What This Means for Your Next Robotaxi Ride
For everyday riders, Uber's data play accelerates a tangible outcome: more cities gaining access to driverless rides sooner. Uber has committed to launching robotaxi services across ten-plus markets during 2026, with European expansion already underway through partnerships with companies like Momenta. The data harvested by AV Labs won't just improve partner algorithms—it will directly inform which streets, weather conditions, and traffic densities receive robotaxi service first.
Expect gradual rollout patterns: autonomous rides initially limited to daylight hours in favorable weather, expanding as confidence grows. Uber's app will maintain clear labeling so riders always know whether they're matched with a human driver or robotaxi. This transparency builds the trust necessary for mainstream adoption.
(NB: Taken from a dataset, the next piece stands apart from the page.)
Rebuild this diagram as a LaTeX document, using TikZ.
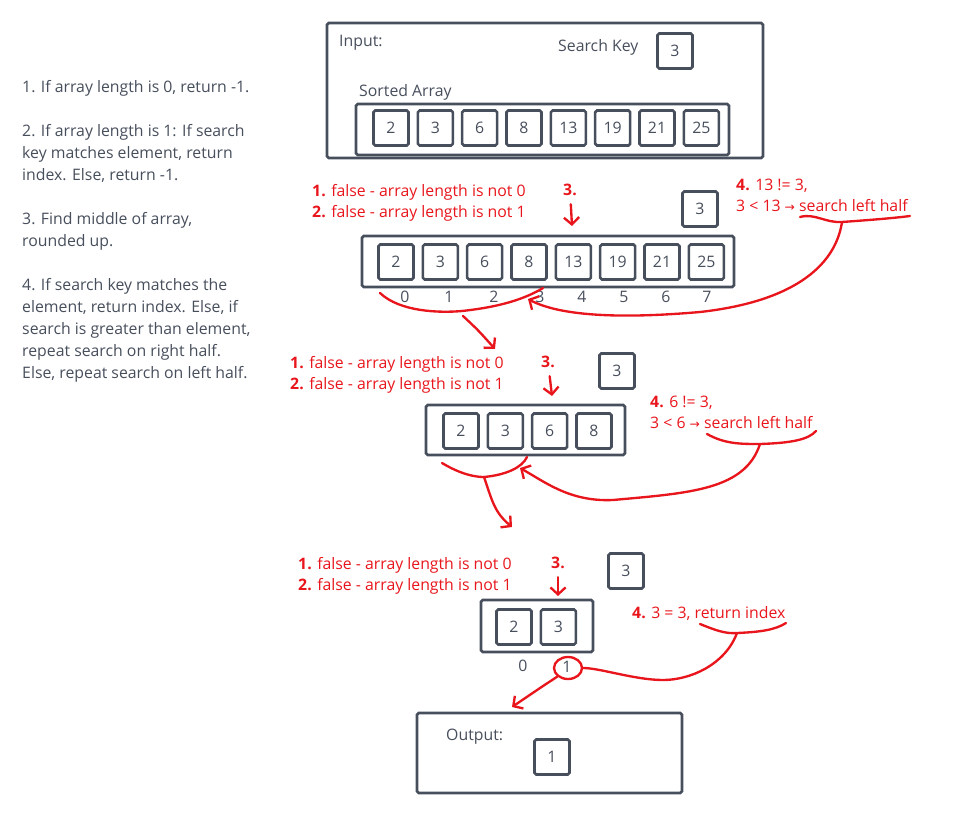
\documentclass[tikz,border=0pt]{standalone}
\usepackage{fontspec}
\setmainfont{Open Sans}
\newfontfamily\arrowfont{DejaVu Sans}
\usepackage{tikz}
\usetikzlibrary{positioning, arrows.meta, shapes.geometric}
\definecolor{ink}{HTML}{474E5C}
\definecolor{pen}{HTML}{E8161C}
\tikzstyle{every node}=[font=\fontsize{13.5}{18.8}\selectfont, text=ink]
\tikzstyle{frame} = [rectangle, rounded corners=1.5pt, draw=ink, line width=2.2pt, inner sep=0pt]
\tikzstyle{cell} = [frame, minimum width=1.05cm, minimum height=1.05cm]
\tikzstyle{txt} = [anchor=west, inner sep=0pt]
\tikzstyle{note} = [anchor=west, align=left, inner sep=0pt, text=pen, font=\fontsize{13.5}{18}\selectfont]
\tikzstyle{redline} = [draw=pen, line width=2pt, line cap=round, line join=round]
\tikzstyle{redarrow} = [redline, -{Straight Barb[length=6pt, width=13pt]}]

\begin{document}
\begin{tikzpicture}[x=0.03cm, y=-0.03cm, node distance=1.33cm]
	\useasboundingbox (0,0) rectangle (962,817);
	%steps
	\node (steps) [txt, anchor=north west, align=left] at (22,80) {1. If array length is 0, return -1.\\[18.8pt]
		2. If array length is 1: If search\\key matches element, return\\index. Else, return -1.\\[18.8pt]
		3. Find middle of array,\\rounded up.\\[18.8pt]
		4. If search key matches the\\element, return index. Else, if\\search is greater than element,\\repeat search on right half.\\Else, repeat search on left half.};
	
	%input
	\node (inbox) [frame, minimum width=13.08cm, minimum height=4.05cm] at (545,90.5) {};
	\node (inlbl) [txt] at (339,43) {Input:};
	\node (keylbl) [txt] at (558,47) {Search Key};
	\node (key1) [cell] at (675,51) {3};
	\node (sortlbl) [txt] at (359,92) {Sorted Array};
	\node (arr1) [frame, minimum width=11.19cm, minimum height=1.53cm] at (542.5,129.5) {};
	\node (a1) [cell] at (391,128) {2};
	\node (a2) [cell, right of=a1] {3};
	\node (a3) [cell, right of=a2] {6};
	\node (a4) [cell, right of=a3] {8};
	\node (a5) [cell, right of=a4] {13};
	\node (a6) [cell, right of=a5] {19};
	\node (a7) [cell, right of=a6] {21};
	\node (a8) [cell, right of=a7] {25};
	
	%first pass
	\node (chk2) [note] at (312,202.5) {\textbf{1.} false - array length is not 0\\\textbf{2.} false - array length is not 1};
	\node (mid2) [note, anchor=center] at (570,190) {\textbf{3.}};
	\node (key2) [cell] at (700,209) {3};
	\node (cmp2) [note] at (736,195) {\textbf{4.} 13 != 3,\\3 < 13 {\arrowfont\fontsize{10.5}{18}\selectfont →} search left half};
	\node (arr2) [frame, minimum width=11.16cm, minimum height=1.53cm] at (548,261.5) {};
	\node (b1) [cell] at (396,262) {2};
	\node (b2) [cell, right of=b1] {3};
	\node (b3) [cell, right of=b2] {6};
	\node (b4) [cell, right of=b3] {8};
	\node (b5) [cell, right of=b4] {13};
	\node (b6) [cell, right of=b5] {19};
	\node (b7) [cell, right of=b6] {21};
	\node (b8) [cell, right of=b7] {25};
	\foreach \k/\x in {0/405,1/449,2/494,3/540,4/582,5/624,6/666,7/707}
		\node (n\k) [inner sep=0pt] at (\x,297) {\k};
	\coordinate (tip2) at (572,226);
	\coordinate (u2) at (842,222);
	\coordinate (back2) at (528,299);
	\coordinate (br2a) at (380,293);
	\coordinate (br2b) at (543,288);
	\coordinate (br2m) at (463,316);
	\coordinate (go2) at (495,349);
	\draw [redarrow, shorten <=7pt] (mid2) -- (tip2);
	\draw [redline] (800,217) .. controls (815,213) and (825,223) .. (u2) .. controls (870,220) and (895,218) .. (910,216);
	\draw [redarrow] (u2) .. controls (835,268) and (790,302) .. (700,312) .. controls (620,319) and (560,316) .. (back2);
	\draw [redline] (br2a) .. controls (400,312) and (440,313) .. (462,311) .. controls (490,308) and (520,302) .. (br2b);
	\draw [redarrow] (br2m) .. controls (478,330) .. (go2);
	
	%second pass
	\node (chk3) [note] at (290,375) {\textbf{1.} false - array length is not 0\\\textbf{2.} false - array length is not 1};
	\node (mid3) [note, anchor=center] at (548,362) {\textbf{3.}};
	\node (key3) [cell] at (617,371) {3};
	\node (cmp3) [note] at (650,412) {\textbf{4.} 6 != 3,\\3 < 6 {\arrowfont\fontsize{10.5}{18}\selectfont →} search left half};
	\node (arr3) [frame, minimum width=5.97cm, minimum height=1.5cm] at (525.5,430) {};
	\node (c1) [cell] at (461,431) {2};
	\node (c2) [cell, right of=c1] {3};
	\node (c3) [cell, right of=c2] {6};
	\node (c4) [cell, right of=c3] {8};
	\coordinate (tip3) at (552,396);
	\coordinate (u3) at (760,444);
	\coordinate (br3a) at (442,463);
	\coordinate (br3b) at (527,457);
	\coordinate (br3m) at (484,477);
	\coordinate (back3) at (520,468);
	\coordinate (go3) at (512,527);
	\draw [redarrow, shorten <=7pt] (mid3) -- (tip3);
	\draw [redline] (707,434) .. controls (725,444) and (740,444) .. (u3) .. controls (790,443) and (808,440) .. (816,431);
	\draw [redarrow] (u3) .. controls (745,490) and (690,493) .. (613,500) .. controls (570,502) and (545,482) .. (back3);
	\draw [redline] (br3a) .. controls (462,475) and (476,477) .. (br3m) .. controls (505,475) and (522,468) .. (br3b);
	\draw [redarrow] (br3m) .. controls (492,500) and (494,512) .. (go3);
	
	%third pass
	\node (chk4) [note] at (298,575.5) {\textbf{1.} false - array length is not 0\\\textbf{2.} false - array length is not 1};
	\node (mid4) [note, anchor=center] at (558,563) {\textbf{3.}};
	\node (key4) [cell] at (626,571) {3};
	\node (cmp4) [note] at (632,614) {\textbf{4.} 3 = 3, return index};
	\node (arr4) [frame, minimum width=3.36cm, minimum height=1.56cm] at (537,626) {};
	\node (d1) [cell] at (514,627) {2};
	\node (d2) [cell, right of=d1] {3};
	\node (m0) [inner sep=0pt] at (523,666) {0};
	\node (m1) [inner sep=0pt] at (567,667) {1};
	\node (ring) [ellipse, draw=pen, line width=2pt, minimum width=0.84cm, minimum height=0.66cm, inner sep=0pt] at (568,668) {};
	\coordinate (tip4) at (558,596);
	\coordinate (u4) at (737,633);
	\coordinate (go4) at (512,707);
	\draw [redarrow, shorten <=7pt] (mid4) -- (tip4);
	\draw [redline] (700,624) .. controls (715,630) and (725,634) .. (u4) .. controls (760,632) and (775,630) .. (786,623);
	\draw [redline] (u4) .. controls (725,665) and (690,680) .. (663,680) .. controls (635,680) and (600,668) .. (ring.east);
	\draw [redarrow] (ring.south west) .. controls (540,688) .. (go4);
	
	%output
	\node (outbox) [frame, minimum width=7.95cm, minimum height=2.4cm] at (549.5,753) {};
	\node (outlbl) [txt] at (446,737) {Output:};
	\node (res) [cell] at (552,757) {1};
\end{tikzpicture}
\end{document}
The Road Ahead for Urban Mobility
Uber AV Labs represents more than a corporate pivot—it signals autonomy's maturation from hardware-centric moonshot to infrastructure-dependent utility. The companies winning this race won't necessarily build the flashiest vehicles. They'll master the unglamorous work of data collection, edge case resolution, and ecosystem collaboration.
As cities worldwide grapple with congestion, emissions, and transportation equity, reliable robotaxis could reshape urban life fundamentally. Uber's bet is that by enabling the entire industry rather than competing as a solo player, it positions itself at the center of mobility's next chapter—without repeating past mistakes. The road to autonomy runs through real-world complexity. With AV Labs, Uber finally seems ready to navigate it responsibly.